Page 2559 - Week 07 - Wednesday, 2 July 2008
I am also well aware, given the comments made by both the Chief Minister and the Attorney-General, that these changes were made most reluctantly and that the ACT government’s view that the opportunity to create the formal partnership through a public ceremony is a right that should be recognised in law. Clearly, that is not the view of the federal government, and I was very disappointed, as the ACT government was, when the federal government used the threat of its unreasonable powers to override ACT legislation.
I was particularly disappointed because I think we had every reason to believe before the election that a Rudd government would support this particular piece of legislation if it was passed again in the ACT. It would seem that it is simply the result of what we would characterise a pact with the devil—the apparent preparedness of the so-called Christian right to keep their heads down when commonwealth law was amended to remove discrimination against same-sex couples as long as the Rudd government, in return, rejected the ACT’s proposed civil union scheme.
Of course the Prime Minister, Kevin Rudd, had also promised on an earlier occasion not to use those powers to overrule ACT legislation.
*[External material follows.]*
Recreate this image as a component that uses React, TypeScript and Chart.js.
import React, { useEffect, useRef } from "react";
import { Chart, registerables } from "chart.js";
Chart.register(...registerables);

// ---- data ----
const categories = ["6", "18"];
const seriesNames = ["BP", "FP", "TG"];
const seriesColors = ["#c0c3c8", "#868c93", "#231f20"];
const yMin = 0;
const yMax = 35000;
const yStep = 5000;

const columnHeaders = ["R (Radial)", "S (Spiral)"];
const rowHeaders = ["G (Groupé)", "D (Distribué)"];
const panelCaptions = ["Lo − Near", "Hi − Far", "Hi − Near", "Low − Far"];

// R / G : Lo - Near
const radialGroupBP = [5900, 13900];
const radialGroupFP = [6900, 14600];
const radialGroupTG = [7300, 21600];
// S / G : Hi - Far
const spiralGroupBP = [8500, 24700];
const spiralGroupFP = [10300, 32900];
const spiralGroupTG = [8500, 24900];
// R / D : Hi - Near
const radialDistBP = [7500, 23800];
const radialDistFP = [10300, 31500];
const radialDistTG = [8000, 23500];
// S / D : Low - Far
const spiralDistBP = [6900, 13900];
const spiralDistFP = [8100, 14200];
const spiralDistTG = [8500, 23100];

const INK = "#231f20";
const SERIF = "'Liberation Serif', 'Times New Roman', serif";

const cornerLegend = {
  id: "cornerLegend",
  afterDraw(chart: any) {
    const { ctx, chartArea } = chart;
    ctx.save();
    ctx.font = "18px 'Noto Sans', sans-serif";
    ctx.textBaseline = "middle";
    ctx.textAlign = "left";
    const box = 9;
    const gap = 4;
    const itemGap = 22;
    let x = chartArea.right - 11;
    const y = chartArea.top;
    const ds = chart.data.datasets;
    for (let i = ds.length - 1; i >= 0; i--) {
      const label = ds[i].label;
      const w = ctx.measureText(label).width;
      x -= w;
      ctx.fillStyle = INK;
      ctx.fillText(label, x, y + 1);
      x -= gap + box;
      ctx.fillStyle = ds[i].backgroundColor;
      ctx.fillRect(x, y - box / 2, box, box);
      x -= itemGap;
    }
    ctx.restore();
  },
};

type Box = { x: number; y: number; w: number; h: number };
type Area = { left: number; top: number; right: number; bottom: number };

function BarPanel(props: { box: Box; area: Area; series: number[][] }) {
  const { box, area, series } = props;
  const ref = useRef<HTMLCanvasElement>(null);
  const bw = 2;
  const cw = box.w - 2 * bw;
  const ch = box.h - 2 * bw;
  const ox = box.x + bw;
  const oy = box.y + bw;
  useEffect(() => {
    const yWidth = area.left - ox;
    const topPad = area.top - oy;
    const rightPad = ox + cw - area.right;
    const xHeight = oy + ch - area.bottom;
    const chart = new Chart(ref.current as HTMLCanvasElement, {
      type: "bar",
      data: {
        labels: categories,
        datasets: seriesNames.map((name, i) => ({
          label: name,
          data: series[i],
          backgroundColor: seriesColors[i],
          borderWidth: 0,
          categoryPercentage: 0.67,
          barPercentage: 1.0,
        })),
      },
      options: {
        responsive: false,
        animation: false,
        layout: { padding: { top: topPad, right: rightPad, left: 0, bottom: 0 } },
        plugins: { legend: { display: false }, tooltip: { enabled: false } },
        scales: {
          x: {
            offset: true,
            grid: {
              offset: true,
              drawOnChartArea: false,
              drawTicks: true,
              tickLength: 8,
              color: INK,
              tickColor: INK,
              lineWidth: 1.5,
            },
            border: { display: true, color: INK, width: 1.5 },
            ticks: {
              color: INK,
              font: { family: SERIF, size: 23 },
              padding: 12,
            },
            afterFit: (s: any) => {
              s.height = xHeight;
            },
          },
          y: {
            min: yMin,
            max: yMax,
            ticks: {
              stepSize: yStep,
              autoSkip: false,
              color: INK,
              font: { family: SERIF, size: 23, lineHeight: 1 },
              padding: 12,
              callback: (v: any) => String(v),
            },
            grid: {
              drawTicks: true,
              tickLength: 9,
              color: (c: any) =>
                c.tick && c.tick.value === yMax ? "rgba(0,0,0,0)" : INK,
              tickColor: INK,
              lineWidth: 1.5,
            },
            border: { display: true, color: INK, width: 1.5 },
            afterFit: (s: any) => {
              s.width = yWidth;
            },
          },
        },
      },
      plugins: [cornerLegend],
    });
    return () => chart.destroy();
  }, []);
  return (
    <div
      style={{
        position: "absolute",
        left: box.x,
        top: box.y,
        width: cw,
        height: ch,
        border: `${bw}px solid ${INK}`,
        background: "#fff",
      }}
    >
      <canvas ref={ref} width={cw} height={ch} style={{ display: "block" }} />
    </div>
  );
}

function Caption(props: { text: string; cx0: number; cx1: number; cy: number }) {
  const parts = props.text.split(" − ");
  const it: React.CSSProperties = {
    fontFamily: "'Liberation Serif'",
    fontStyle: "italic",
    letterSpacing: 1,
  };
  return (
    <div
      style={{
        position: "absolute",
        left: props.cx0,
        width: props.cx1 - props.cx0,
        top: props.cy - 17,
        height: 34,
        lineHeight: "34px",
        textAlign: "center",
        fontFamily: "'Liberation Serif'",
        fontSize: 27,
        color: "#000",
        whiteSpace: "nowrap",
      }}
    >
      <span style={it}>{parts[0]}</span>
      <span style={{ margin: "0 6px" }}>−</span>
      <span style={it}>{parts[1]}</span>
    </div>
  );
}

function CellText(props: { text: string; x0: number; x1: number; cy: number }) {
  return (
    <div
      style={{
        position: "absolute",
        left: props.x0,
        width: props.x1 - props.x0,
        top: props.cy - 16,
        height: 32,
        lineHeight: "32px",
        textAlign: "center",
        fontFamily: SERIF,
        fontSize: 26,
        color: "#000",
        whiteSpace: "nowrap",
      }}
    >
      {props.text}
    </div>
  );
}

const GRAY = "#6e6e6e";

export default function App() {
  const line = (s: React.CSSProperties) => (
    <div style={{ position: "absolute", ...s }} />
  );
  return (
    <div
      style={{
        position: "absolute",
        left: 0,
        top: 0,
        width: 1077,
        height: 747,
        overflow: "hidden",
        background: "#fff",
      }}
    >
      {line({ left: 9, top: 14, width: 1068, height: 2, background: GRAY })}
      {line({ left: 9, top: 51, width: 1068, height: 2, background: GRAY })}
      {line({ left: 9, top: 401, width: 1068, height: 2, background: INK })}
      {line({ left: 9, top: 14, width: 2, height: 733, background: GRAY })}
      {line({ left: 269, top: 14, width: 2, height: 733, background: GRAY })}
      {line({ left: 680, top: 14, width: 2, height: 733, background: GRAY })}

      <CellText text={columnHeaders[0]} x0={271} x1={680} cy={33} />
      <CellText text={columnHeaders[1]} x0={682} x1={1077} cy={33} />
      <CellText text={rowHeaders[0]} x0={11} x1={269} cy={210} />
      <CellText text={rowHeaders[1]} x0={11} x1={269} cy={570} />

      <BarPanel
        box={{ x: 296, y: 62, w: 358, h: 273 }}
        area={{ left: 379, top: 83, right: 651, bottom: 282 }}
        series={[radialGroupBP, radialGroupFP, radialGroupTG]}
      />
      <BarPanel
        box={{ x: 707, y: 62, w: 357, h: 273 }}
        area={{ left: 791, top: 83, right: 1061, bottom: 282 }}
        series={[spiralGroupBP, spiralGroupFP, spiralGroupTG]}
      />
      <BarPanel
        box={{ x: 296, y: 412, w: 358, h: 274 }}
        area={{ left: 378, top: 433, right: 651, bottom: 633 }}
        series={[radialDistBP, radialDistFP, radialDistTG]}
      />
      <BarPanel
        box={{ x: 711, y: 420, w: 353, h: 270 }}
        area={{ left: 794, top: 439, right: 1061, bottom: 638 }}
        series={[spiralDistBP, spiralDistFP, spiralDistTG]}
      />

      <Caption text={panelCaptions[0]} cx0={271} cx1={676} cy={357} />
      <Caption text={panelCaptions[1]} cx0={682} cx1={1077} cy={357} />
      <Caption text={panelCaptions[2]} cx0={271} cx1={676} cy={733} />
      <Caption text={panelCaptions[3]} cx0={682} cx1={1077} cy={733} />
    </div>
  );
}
Labor even supported the ACT government’s attempts to put in place an even more progressive civil unions regime when it was overruled by the Howard government two years ago. In an article in the Labor Herald, in June 2006, with the heading “Howard out of step on civil unions”, Nicola Roxon, then shadow Attorney-General, in announcing that Labor would oppose the Howard government’s move on the act, wrote:
The ACT’s Civil Unions Act does not create same-sex marriages, and pretending otherwise is just muddying the waters.
Labor has long argued for the removal of all these forms of discrimination, so that same-sex de facto couples and heterosexual de facto couples are treated the same when it comes to laws and benefits.
How things can turn around on political convenience! To see the ACT government last May being played for a patsy, with all of its heartfelt commitment to equal rights counting for nothing, was a very sad moment indeed. Nonetheless, the Civil Partnership Act, as passed, was a very important piece of work and I have no intention to put that work at risk with this bill.
The commonwealth parliament and the federal government that controls it have a range of powers over the ACT Assembly. So while the power of the executive to direct the Governor-General to overrule an ACT law expires six months after the law is made, under section 122 of the commonwealth constitution, the commonwealth still has the power to make laws for the government of any territory, and if it so chose it could override or amend any ACT legislation. Nonetheless, the Civil Partnerships Act 2008 will be safe from cursory disallowance after 15 November, which is six months after the act was made.
The initial advice that I have is that the federal government would disallow these new amendments, if they felt so inclined, rather than the Civil Partnerships Act as a whole.